Work required: Skip every image and restate the data word for word.

** Begin Dataset excerpt **

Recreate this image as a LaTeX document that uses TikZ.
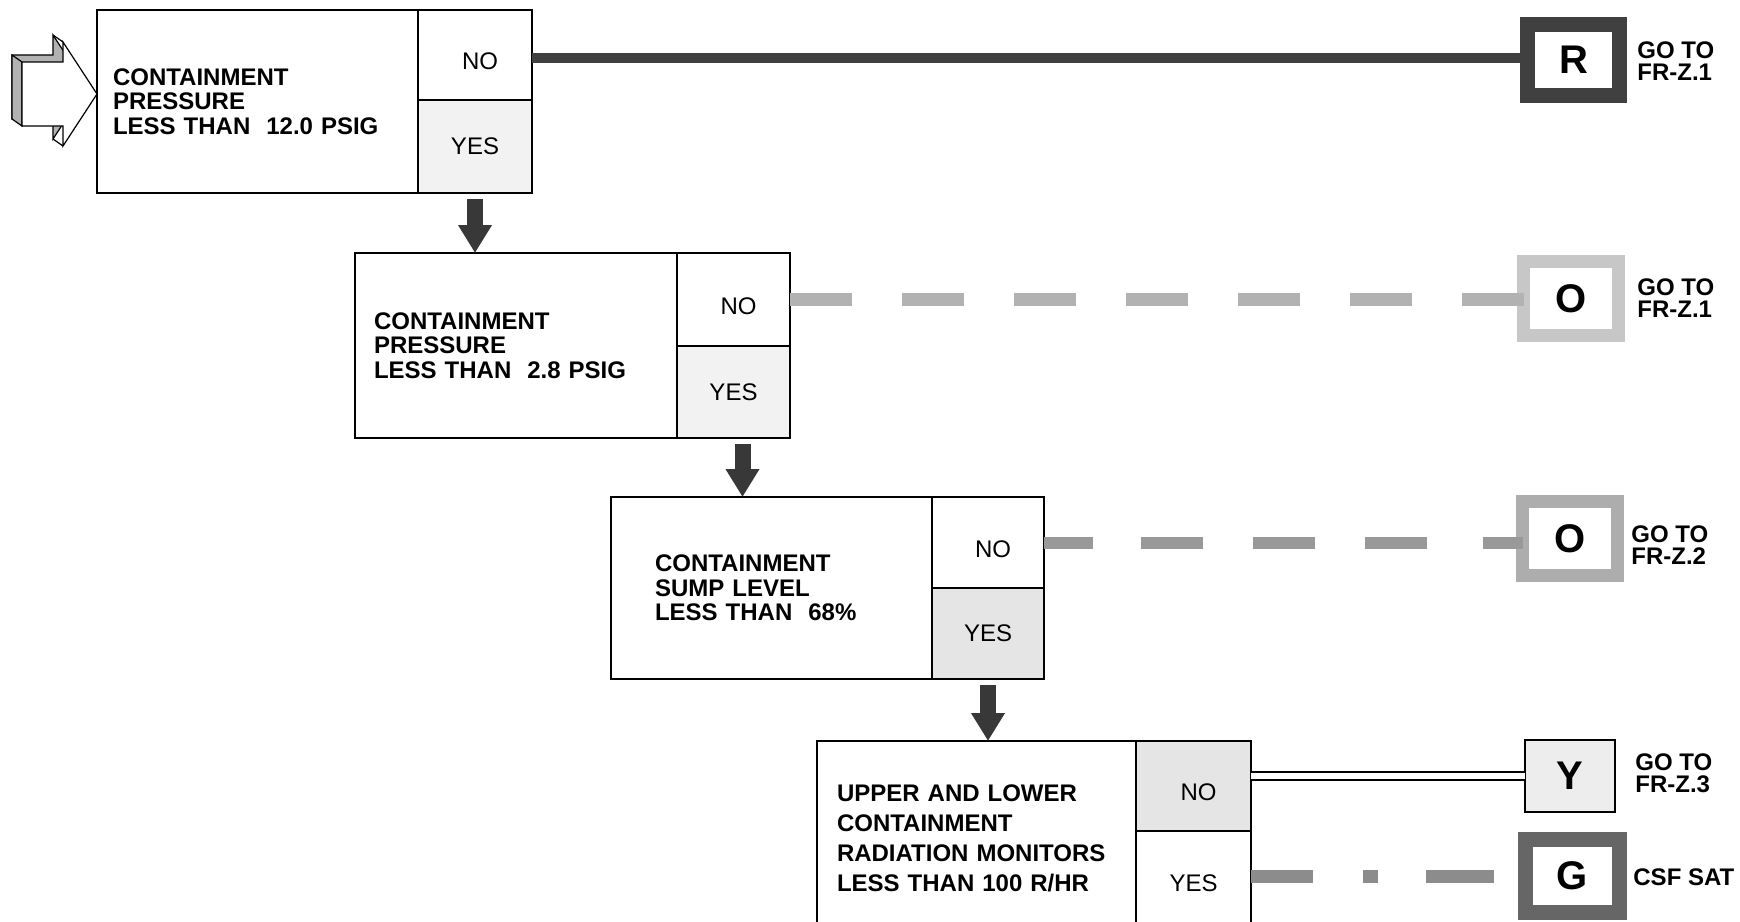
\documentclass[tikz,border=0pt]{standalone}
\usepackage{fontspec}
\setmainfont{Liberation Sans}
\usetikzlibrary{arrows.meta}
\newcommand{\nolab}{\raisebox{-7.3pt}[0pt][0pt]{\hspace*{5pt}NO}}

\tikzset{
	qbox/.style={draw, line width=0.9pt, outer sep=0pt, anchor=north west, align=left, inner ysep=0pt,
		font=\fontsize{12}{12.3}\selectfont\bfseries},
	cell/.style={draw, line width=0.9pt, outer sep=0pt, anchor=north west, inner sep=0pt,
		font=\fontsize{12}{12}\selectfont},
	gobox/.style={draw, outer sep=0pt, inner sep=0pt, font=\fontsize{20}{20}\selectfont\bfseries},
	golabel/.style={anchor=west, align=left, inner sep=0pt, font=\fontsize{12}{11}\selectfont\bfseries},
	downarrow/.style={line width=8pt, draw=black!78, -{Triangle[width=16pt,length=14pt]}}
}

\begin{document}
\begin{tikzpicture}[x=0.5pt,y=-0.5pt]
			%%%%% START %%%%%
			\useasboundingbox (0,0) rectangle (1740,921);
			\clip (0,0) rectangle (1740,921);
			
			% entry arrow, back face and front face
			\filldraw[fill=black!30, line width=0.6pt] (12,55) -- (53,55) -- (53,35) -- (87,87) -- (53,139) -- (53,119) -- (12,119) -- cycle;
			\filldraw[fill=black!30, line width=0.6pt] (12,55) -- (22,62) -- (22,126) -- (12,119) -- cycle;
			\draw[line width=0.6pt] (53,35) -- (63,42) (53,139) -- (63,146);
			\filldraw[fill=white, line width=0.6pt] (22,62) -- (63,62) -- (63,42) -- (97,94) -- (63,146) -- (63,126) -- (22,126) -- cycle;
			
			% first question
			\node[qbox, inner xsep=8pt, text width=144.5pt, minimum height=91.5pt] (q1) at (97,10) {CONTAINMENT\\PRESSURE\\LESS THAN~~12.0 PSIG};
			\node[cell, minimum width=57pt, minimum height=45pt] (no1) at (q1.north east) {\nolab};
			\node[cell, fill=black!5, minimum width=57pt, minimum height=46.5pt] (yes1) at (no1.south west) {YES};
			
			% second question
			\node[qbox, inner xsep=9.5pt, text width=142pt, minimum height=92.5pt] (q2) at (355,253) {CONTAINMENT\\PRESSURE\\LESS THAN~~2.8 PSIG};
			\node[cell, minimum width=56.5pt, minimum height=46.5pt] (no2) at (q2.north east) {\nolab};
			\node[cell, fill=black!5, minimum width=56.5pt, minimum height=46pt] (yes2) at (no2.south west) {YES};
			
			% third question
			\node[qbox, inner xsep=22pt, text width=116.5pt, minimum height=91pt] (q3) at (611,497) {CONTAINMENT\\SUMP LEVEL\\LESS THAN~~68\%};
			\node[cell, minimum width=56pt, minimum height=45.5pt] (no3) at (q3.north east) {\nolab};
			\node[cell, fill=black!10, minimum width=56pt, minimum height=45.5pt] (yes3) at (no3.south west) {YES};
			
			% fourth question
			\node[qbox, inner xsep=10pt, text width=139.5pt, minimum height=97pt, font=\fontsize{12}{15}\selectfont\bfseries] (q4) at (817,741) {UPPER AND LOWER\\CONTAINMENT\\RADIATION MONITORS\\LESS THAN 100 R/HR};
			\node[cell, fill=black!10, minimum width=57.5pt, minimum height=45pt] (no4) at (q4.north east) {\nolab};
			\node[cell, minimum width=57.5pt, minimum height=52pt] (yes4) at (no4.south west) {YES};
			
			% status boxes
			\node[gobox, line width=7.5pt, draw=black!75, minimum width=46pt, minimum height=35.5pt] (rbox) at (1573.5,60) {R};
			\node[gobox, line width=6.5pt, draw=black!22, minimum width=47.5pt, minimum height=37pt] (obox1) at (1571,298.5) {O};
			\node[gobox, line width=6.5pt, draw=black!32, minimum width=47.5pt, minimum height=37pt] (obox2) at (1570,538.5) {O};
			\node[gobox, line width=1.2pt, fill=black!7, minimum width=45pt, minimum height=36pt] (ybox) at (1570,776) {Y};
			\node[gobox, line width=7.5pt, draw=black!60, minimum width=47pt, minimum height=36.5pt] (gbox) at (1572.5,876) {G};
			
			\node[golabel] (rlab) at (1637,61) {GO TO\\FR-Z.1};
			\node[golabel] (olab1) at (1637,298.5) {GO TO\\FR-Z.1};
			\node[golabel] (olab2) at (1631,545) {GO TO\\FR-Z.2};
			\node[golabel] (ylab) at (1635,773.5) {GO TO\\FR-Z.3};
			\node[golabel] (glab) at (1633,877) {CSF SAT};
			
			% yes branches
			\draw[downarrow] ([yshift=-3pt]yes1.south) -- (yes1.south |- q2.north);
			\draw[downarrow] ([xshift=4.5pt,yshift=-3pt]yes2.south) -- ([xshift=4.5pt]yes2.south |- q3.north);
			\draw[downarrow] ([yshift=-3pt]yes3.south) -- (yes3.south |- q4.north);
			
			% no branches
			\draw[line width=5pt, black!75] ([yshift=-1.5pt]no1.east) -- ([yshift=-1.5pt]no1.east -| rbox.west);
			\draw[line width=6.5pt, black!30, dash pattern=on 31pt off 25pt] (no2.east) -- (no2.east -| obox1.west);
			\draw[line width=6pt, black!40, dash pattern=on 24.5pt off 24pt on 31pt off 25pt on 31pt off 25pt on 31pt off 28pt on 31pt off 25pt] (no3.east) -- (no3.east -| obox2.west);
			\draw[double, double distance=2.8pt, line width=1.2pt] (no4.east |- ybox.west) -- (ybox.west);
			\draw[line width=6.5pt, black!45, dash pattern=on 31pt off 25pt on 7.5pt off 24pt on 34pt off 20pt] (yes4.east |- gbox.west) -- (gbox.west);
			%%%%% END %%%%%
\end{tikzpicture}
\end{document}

** End Dataset excerpt **

The response:
Recreate this image as a LaTeX document that uses TikZ.
\documentclass[tikz,border=0pt]{standalone}
\usepackage{fontspec}
\setmainfont{Liberation Sans}
\usetikzlibrary{arrows.meta}
\newcommand{\nolab}{\raisebox{-7.3pt}[0pt][0pt]{\hspace*{5pt}NO}}

\tikzset{
	qbox/.style={draw, line width=0.9pt, outer sep=0pt, anchor=north west, align=left, inner ysep=0pt,
		font=\fontsize{12}{12.3}\selectfont\bfseries},
	cell/.style={draw, line width=0.9pt, outer sep=0pt, anchor=north west, inner sep=0pt,
		font=\fontsize{12}{12}\selectfont},
	gobox/.style={draw, outer sep=0pt, inner sep=0pt, font=\fontsize{20}{20}\selectfont\bfseries},
	golabel/.style={anchor=west, align=left, inner sep=0pt, font=\fontsize{12}{11}\selectfont\bfseries},
	downarrow/.style={line width=8pt, draw=black!78, -{Triangle[width=16pt,length=14pt]}}
}

\begin{document}
\begin{tikzpicture}[x=0.5pt,y=-0.5pt]
			%%%%% START %%%%%
			\useasboundingbox (0,0) rectangle (1740,921);
			\clip (0,0) rectangle (1740,921);
			
			% entry arrow, back face and front face
			\filldraw[fill=black!30, line width=0.6pt] (12,55) -- (53,55) -- (53,35) -- (87,87) -- (53,139) -- (53,119) -- (12,119) -- cycle;
			\filldraw[fill=black!30, line width=0.6pt] (12,55) -- (22,62) -- (22,126) -- (12,119) -- cycle;
			\draw[line width=0.6pt] (53,35) -- (63,42) (53,139) -- (63,146);
			\filldraw[fill=white, line width=0.6pt] (22,62) -- (63,62) -- (63,42) -- (97,94) -- (63,146) -- (63,126) -- (22,126) -- cycle;
			
			% first question
			\node[qbox, inner xsep=8pt, text width=144.5pt, minimum height=91.5pt] (q1) at (97,10) {CONTAINMENT\\PRESSURE\\LESS THAN~~12.0 PSIG};
			\node[cell, minimum width=57pt, minimum height=45pt] (no1) at (q1.north east) {\nolab};
			\node[cell, fill=black!5, minimum width=57pt, minimum height=46.5pt] (yes1) at (no1.south west) {YES};
			
			% second question
			\node[qbox, inner xsep=9.5pt, text width=142pt, minimum height=92.5pt] (q2) at (355,253) {CONTAINMENT\\PRESSURE\\LESS THAN~~2.8 PSIG};
			\node[cell, minimum width=56.5pt, minimum height=46.5pt] (no2) at (q2.north east) {\nolab};
			\node[cell, fill=black!5, minimum width=56.5pt, minimum height=46pt] (yes2) at (no2.south west) {YES};
			
			% third question
			\node[qbox, inner xsep=22pt, text width=116.5pt, minimum height=91pt] (q3) at (611,497) {CONTAINMENT\\SUMP LEVEL\\LESS THAN~~68\%};
			\node[cell, minimum width=56pt, minimum height=45.5pt] (no3) at (q3.north east) {\nolab};
			\node[cell, fill=black!10, minimum width=56pt, minimum height=45.5pt] (yes3) at (no3.south west) {YES};
			
			% fourth question
			\node[qbox, inner xsep=10pt, text width=139.5pt, minimum height=97pt, font=\fontsize{12}{15}\selectfont\bfseries] (q4) at (817,741) {UPPER AND LOWER\\CONTAINMENT\\RADIATION MONITORS\\LESS THAN 100 R/HR};
			\node[cell, fill=black!10, minimum width=57.5pt, minimum height=45pt] (no4) at (q4.north east) {\nolab};
			\node[cell, minimum width=57.5pt, minimum height=52pt] (yes4) at (no4.south west) {YES};
			
			% status boxes
			\node[gobox, line width=7.5pt, draw=black!75, minimum width=46pt, minimum height=35.5pt] (rbox) at (1573.5,60) {R};
			\node[gobox, line width=6.5pt, draw=black!22, minimum width=47.5pt, minimum height=37pt] (obox1) at (1571,298.5) {O};
			\node[gobox, line width=6.5pt, draw=black!32, minimum width=47.5pt, minimum height=37pt] (obox2) at (1570,538.5) {O};
			\node[gobox, line width=1.2pt, fill=black!7, minimum width=45pt, minimum height=36pt] (ybox) at (1570,776) {Y};
			\node[gobox, line width=7.5pt, draw=black!60, minimum width=47pt, minimum height=36.5pt] (gbox) at (1572.5,876) {G};
			
			\node[golabel] (rlab) at (1637,61) {GO TO\\FR-Z.1};
			\node[golabel] (olab1) at (1637,298.5) {GO TO\\FR-Z.1};
			\node[golabel] (olab2) at (1631,545) {GO TO\\FR-Z.2};
			\node[golabel] (ylab) at (1635,773.5) {GO TO\\FR-Z.3};
			\node[golabel] (glab) at (1633,877) {CSF SAT};
			
			% yes branches
			\draw[downarrow] ([yshift=-3pt]yes1.south) -- (yes1.south |- q2.north);
			\draw[downarrow] ([xshift=4.5pt,yshift=-3pt]yes2.south) -- ([xshift=4.5pt]yes2.south |- q3.north);
			\draw[downarrow] ([yshift=-3pt]yes3.south) -- (yes3.south |- q4.north);
			
			% no branches
			\draw[line width=5pt, black!75] ([yshift=-1.5pt]no1.east) -- ([yshift=-1.5pt]no1.east -| rbox.west);
			\draw[line width=6.5pt, black!30, dash pattern=on 31pt off 25pt] (no2.east) -- (no2.east -| obox1.west);
			\draw[line width=6pt, black!40, dash pattern=on 24.5pt off 24pt on 31pt off 25pt on 31pt off 25pt on 31pt off 28pt on 31pt off 25pt] (no3.east) -- (no3.east -| obox2.west);
			\draw[double, double distance=2.8pt, line width=1.2pt] (no4.east |- ybox.west) -- (ybox.west);
			\draw[line width=6.5pt, black!45, dash pattern=on 31pt off 25pt on 7.5pt off 24pt on 34pt off 20pt] (yes4.east |- gbox.west) -- (gbox.west);
			%%%%% END %%%%%
\end{tikzpicture}
\end{document}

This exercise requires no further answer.